Nocton Hall

Nocton, Lincolnshire

Richard Croft / Nocton Hall / CC BY-SA 2.0

Grade II-listed, 1841, William Shearburn

Nocton Hall was originally designed by William Sherburn of Dorking in 1841, as a private house for the Viscount Goodrich, a former Prime Minister who was created Earl of Ripon in 1833. A large house had been built on the same site by Thomas Wymbysshe in the sixteenth century, and either rebuilt or extended in the later seventeenth century – an inscription in Latin indicates that the Earl believed it was founded in 1530. However, the ground had been cleared following a fire in 1834, and Sherburn was tasked with building something that was at once respectful of the history of the estate and definitively new. It was around this time that the Earl had much of the estate village built, including the church, suggesting a shift in focus following an unusually short and chaotic parliamentary career.
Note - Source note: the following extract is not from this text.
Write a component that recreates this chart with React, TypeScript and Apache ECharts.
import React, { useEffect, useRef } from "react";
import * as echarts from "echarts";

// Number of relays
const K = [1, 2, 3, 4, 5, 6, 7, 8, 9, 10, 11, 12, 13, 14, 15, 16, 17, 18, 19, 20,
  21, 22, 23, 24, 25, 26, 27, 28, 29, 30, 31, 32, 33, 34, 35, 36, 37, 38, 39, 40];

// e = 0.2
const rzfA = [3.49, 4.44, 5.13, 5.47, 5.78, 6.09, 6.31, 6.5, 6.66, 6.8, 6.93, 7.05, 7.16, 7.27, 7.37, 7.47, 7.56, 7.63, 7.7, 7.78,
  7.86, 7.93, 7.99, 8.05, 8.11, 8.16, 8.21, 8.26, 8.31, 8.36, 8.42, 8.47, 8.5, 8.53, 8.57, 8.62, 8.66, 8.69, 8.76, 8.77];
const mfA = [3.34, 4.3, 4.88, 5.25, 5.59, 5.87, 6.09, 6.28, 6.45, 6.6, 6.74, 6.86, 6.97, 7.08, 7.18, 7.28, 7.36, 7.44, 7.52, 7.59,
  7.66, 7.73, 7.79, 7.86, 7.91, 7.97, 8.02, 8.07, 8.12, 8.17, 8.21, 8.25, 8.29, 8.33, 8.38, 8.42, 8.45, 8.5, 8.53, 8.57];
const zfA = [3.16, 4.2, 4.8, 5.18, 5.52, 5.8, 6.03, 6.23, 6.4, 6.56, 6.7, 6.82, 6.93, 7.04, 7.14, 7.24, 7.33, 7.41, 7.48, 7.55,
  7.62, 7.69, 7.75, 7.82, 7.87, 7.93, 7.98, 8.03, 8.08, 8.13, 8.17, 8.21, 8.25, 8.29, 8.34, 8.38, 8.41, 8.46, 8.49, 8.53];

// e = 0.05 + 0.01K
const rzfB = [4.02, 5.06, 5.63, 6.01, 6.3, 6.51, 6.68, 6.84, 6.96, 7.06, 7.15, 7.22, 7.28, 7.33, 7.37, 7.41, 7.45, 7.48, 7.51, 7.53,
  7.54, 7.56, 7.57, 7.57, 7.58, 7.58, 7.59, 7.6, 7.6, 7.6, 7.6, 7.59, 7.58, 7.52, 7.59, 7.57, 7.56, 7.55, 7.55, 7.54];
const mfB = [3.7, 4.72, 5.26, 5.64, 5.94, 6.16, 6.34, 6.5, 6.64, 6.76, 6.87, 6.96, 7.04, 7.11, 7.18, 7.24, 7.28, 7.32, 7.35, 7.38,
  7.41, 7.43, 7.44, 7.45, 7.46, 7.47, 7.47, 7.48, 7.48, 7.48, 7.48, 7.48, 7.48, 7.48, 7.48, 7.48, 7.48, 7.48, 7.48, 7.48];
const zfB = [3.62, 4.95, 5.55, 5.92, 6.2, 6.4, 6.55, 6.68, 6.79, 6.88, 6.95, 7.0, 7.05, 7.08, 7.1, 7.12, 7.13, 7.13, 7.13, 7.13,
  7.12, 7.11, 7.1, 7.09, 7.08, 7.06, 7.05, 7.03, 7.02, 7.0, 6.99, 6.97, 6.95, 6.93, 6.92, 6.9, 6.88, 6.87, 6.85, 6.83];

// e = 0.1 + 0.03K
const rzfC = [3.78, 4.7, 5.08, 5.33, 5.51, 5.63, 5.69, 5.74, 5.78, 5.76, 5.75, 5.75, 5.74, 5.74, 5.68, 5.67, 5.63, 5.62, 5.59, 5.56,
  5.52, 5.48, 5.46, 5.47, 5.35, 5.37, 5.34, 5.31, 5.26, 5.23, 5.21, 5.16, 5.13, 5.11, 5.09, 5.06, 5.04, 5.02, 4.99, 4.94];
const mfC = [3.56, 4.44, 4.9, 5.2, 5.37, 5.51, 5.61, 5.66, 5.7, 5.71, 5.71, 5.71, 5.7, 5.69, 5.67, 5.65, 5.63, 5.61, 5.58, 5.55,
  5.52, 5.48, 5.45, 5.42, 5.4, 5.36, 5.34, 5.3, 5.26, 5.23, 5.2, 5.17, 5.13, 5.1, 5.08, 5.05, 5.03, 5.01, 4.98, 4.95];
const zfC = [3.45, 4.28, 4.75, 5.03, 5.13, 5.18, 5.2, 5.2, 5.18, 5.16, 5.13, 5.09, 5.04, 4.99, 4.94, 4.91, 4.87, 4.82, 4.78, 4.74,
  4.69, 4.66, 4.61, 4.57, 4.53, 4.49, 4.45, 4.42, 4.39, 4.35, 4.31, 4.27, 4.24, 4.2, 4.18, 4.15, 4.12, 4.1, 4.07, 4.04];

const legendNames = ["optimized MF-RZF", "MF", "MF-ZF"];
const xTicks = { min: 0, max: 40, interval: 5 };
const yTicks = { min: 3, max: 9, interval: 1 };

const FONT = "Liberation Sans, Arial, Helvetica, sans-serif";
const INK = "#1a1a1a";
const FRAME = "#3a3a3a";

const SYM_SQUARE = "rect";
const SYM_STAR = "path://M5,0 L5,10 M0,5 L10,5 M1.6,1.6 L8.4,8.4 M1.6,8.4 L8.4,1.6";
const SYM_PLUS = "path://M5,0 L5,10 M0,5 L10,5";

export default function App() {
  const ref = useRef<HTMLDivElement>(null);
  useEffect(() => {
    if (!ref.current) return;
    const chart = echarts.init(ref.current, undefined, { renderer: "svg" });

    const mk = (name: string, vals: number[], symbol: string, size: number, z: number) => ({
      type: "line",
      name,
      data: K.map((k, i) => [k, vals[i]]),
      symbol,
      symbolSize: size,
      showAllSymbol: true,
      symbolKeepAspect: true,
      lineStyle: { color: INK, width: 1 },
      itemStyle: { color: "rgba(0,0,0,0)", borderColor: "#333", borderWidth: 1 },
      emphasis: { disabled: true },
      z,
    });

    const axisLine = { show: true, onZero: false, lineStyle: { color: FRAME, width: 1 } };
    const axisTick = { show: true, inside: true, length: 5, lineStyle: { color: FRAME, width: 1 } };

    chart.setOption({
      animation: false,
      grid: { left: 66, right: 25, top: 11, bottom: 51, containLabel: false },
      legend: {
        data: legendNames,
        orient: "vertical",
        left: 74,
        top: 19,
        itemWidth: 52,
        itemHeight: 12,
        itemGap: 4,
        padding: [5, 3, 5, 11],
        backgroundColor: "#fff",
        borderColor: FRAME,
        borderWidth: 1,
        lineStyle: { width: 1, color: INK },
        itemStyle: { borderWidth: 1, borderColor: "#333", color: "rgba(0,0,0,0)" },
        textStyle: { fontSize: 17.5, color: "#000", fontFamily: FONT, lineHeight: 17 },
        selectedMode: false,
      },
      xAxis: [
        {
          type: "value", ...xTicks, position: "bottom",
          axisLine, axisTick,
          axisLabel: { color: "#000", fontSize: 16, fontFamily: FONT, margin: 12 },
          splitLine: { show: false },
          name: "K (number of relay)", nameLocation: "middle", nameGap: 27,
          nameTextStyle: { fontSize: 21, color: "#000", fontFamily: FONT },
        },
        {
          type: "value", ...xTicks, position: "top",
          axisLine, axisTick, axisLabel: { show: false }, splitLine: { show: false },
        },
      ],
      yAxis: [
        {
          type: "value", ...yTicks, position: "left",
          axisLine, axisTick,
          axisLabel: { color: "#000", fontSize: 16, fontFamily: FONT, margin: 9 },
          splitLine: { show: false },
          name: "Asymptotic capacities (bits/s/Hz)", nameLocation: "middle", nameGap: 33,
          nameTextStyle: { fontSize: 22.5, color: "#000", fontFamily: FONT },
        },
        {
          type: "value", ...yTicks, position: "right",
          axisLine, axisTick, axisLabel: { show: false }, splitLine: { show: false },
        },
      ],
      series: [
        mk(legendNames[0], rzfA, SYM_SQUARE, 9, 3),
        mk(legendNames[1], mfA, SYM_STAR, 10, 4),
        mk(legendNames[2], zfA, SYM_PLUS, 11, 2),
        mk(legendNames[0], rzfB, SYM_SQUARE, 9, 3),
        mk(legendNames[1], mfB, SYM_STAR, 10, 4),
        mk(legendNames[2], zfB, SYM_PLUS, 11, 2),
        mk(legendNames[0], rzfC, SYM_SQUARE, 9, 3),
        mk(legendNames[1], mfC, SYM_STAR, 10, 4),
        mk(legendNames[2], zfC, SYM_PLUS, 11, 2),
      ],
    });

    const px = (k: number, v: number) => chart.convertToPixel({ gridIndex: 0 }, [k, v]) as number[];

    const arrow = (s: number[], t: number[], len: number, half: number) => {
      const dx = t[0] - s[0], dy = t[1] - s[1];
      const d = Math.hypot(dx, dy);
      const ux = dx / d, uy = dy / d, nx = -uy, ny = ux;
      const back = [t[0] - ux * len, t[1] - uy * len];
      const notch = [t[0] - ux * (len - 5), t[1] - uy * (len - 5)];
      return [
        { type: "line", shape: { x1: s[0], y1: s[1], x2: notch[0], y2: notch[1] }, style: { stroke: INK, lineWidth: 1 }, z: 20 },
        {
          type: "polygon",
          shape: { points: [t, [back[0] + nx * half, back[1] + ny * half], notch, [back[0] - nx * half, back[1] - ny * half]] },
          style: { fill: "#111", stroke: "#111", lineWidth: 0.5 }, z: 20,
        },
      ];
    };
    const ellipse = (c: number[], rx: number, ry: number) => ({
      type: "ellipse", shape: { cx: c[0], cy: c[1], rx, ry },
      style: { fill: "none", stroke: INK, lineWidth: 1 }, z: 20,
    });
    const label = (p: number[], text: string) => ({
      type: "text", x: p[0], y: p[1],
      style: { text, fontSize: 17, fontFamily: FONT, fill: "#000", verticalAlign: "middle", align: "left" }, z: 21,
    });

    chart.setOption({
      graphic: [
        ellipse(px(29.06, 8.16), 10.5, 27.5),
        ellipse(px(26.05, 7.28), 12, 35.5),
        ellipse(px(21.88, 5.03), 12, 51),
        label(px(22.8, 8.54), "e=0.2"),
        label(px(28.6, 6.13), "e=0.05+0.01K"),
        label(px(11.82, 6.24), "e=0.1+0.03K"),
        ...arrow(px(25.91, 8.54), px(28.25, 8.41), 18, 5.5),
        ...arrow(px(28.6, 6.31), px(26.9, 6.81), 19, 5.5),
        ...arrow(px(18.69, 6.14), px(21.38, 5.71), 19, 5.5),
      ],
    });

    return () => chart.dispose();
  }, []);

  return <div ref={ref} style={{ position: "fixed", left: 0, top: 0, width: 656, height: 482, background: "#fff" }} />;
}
The nineteenth-century house at Nocton is comprised of two storeys with attic and basement levels, and arranged across an L-shaped plan, with a service wing projecting northwards from the main block. A significant output of the Elizabethan Revival, it is distinguished by asymmetrical fenestration and detailing, and retains many exterior features, including octagonal moulded chimneystacks, mullioned and transomed windows with hood mouldings, and gables with moulded coping stones. The elevations are primarily constructed of brick and local Ancaster stone, making use of quarry from the estate where appropriate. There are interior walls with a combination of brick and stone construction, which suggests that some of the interior features were also reused, presumably from the earlier house.
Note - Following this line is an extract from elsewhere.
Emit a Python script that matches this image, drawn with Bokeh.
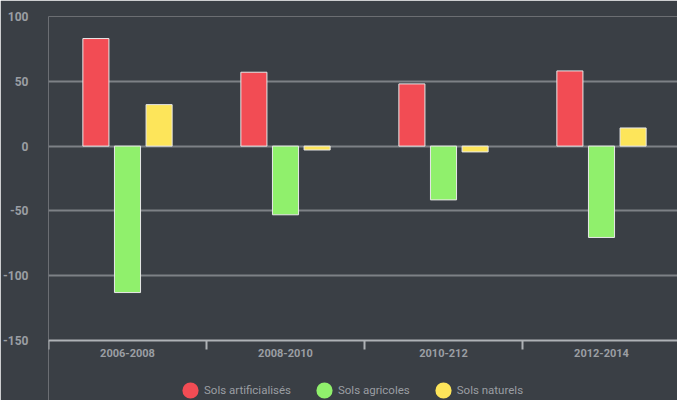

Country Life, 28 September 1901, Public domain

The building was sold in 1888 and passed through a number of private owners until it was acquired by the Air Ministry in 1940 and adapted for use as a hospital and convalescence home. It retained an association with the Royal Air Force for the remainder of the twentieth century, serving the US Army Medical Branch briefly during the Second World War, until the hospital closed in the early 1990s and it was sold to a private developer. The building is understood to have remained vacant since that time, and was repeatedly targeted by vandals and thieves before a fire broke out in October 2004.
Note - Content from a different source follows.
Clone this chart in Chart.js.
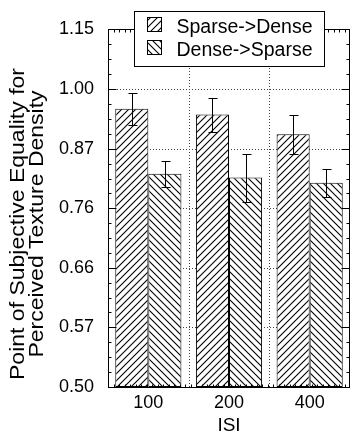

The list entry has since been amended to account for its ruinous condition, though the building remains of considerable architectural significance, both for the quality of its Elizabethan design and the condition of its intricately carved stonework, which is still of good quality. Despite appearances, the building is not entirely beyond repair, and most of the grand Victorian house could still be saved, bringing this impressive hall back into use would be a substantial undertaking. In the meantime both the owner and the local authority have a responsibility to protect it from deteriorating further.

Status Update / March 2026

As of 2026, the building remains in a derelict state. At a parish council meeting in 2023, priorities for the site were established, which included restoring the pleasure grounds and stabilising the ruins, and though no action has been taken, there are signs that the owner is preparing development plans.